Un cambio di paradigma nelle relazioni industriali che stimoli la funzione sociale dell’impresa e affidi un ruolo nuovo ai lavoratori. Almaviva Contact rilancia sulla democrazia partecipativa nelle aziende per affrontare con strumenti innovativi la sfida industriale che il settore dei call center non si può permettere di perdere. Pena la scomparsa dalla scena produttiva italiana.
“Si tratta di un indirizzo in linea con le più avanzate esperienze europee e a temi ampiamente dibattuti a livello istituzionale anche nel nostro Paese”, spiega a CorCom l’Ad di Almaviva Contact, Andrea Antonelli. Il riferimento è al modello tedesco ma soprattutto all’articolo 46 della Costituzione che stabilisce: “il diritto dei lavoratori a collaborare, nei modi e nei limiti stabiliti dalla legge, alla gestione delle aziende”. Un articolo rimasto praticamente inapplicato nella storia del nostro Paese, se si esclude l’esperienza del Consiglio di sorveglianza della Olivetti, nato sul finire degli anni Quaranta del secolo scorso ma che non resse all’urto dell’autunno caldo del 1969.
“La nostra idea di democrazia partecipativa – prosegue Antonelli – punta a valorizzare l’unicità del piano industriale attraverso modalità di collaborazione che possono essere variamente modulate: si va dalla semplice informazione alla consultazione e all’esame congiunto di strategie, programmi e obiettivi, fino alla partecipazione dei lavoratori agli organismi aziendali.

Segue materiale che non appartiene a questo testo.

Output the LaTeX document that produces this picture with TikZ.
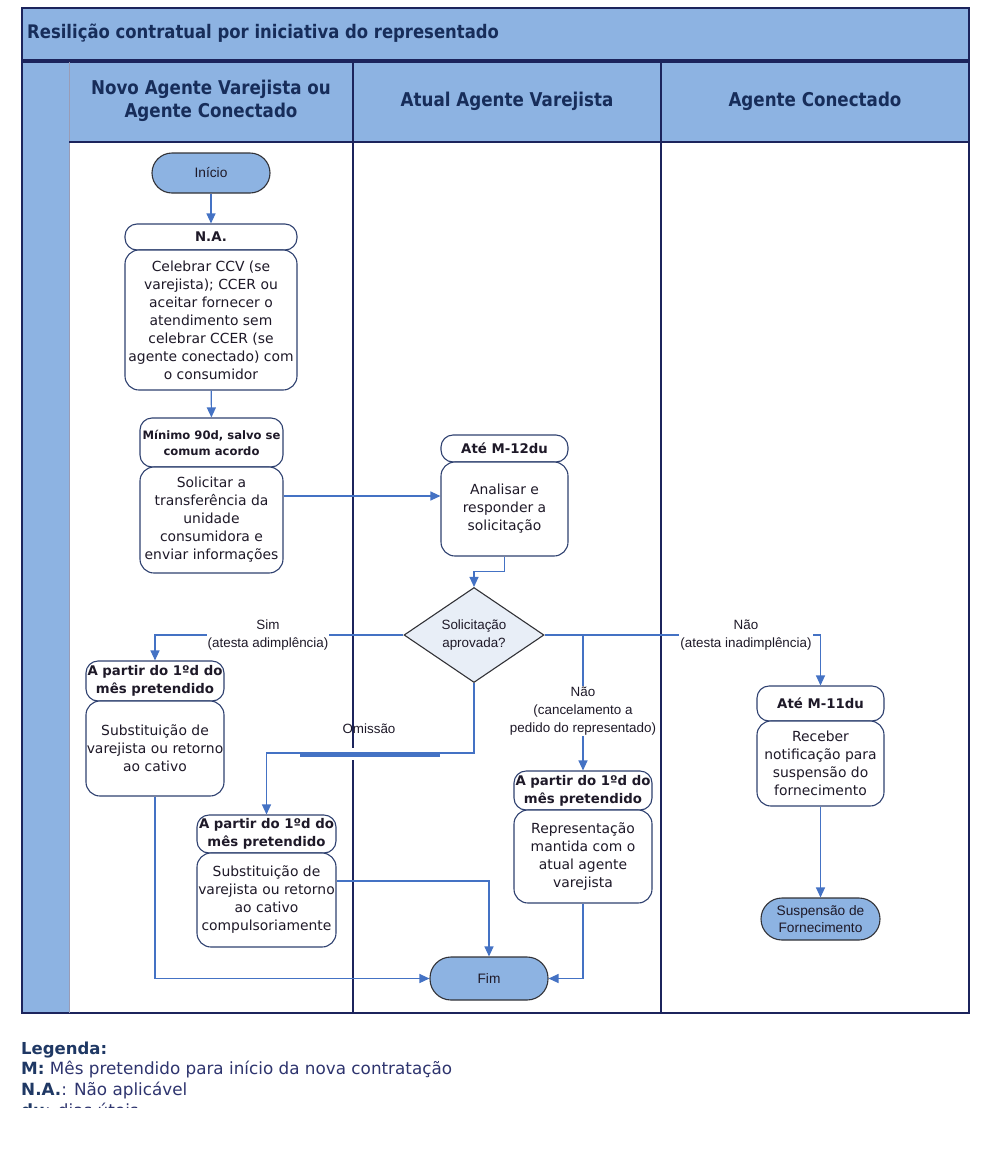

La nostra proposta apre un ventaglio di ipotesi per dare effettività ad una gestione socialmente responsabile attraverso istituti di democrazia partecipativa”.
Un percorso sfidante per Almaviva Contact che però deve essere orientato a necessarie azioni di carattere strutturale, come unica alternativa credibile alla riorganizzazione avviata – 2.500 tagli con la chiusura delle sedi di Roma e Napoli. In pratica un doppio binario su cui camminare se si vogliono scongiurare ulteriori riduzioni di occupazione: nuovo contesto di mercato per il settore dei call center – il governo ha annunciato azioni ad hoc – e una chiamata anche per il sindacato a svolgere un ruolo proattivo all’interno di un mondo del lavoro che cambia, anche per l’urto della digital transformation.
“In un mercato siffatto – spiega ancora il manager – è chiaro che i vecchi strumenti non funzionano più: penso agli ammortizzatori sociali snaturati nella loro funzione e che, da forma di sostegno al reddito, nel tempo sono diventati ‘la soluzione’ ad ogni crisi aziendale o di settore. Ma questo solo approccio di natura assistenziale, inseguito dal sindacato, non è più sostenibile”.
“Siamo ad un passaggio cruciale per il percorso di riequilibrio economica dell’azienda, sono necessarie scelte di discontinuità. Diventa decisivo mettere in campo la responsabilità di tutte le parti – evidenzia il manager – Se dalle istituzioni ci aspettiamo la garanzia effettiva di regole certe e rispettate, al sindacato, soprattutto in una situazione di così grave crisi, chiediamo di superare una astratta logica puramente rivendicativa, per assumere un ruolo ed avere voce nel percorso aziendale”.
Una chiamata alla responsabilità collettiva che rischia di scontrarsi con le posizioni della Cgil. Qualche giorno fa la segretaria generale, Susanna Camusso, riferendosi ai 2500 tagli annunciati da Almaviva Contact ha accusato l’azienda di “usare i suoi lavoratori come scudi umani”.
“Parole che suonano odiose e offensive – chiosa Antonelli – Parole odiose verso tutte le persone, qualunque posizione abbiano, che sono parte della comunità aziendale. Parole offensive verso la memoria, nell’evocare le vittime di immani tragedie per banali intenti polemici”.
“Di fronte ad una crisi così grave, ci attendevamo parole molto diverse da chi rappresenta un sindacato che in questi anni, mentre si perdevano decine di migliaia di posti di lavoro, è parso distinguersi per una malintesa protezione dello status quo più che per iniziative di contrasto alle distorsioni del mercato – conclude l’Ad – Ci auguriamo che non sia questo che il segretario della Cgil intenda per “moderno sistema di relazioni industriali”, come ci auguriamo voglia riflettere su espressioni che fanno torto alla sua stessa storia”.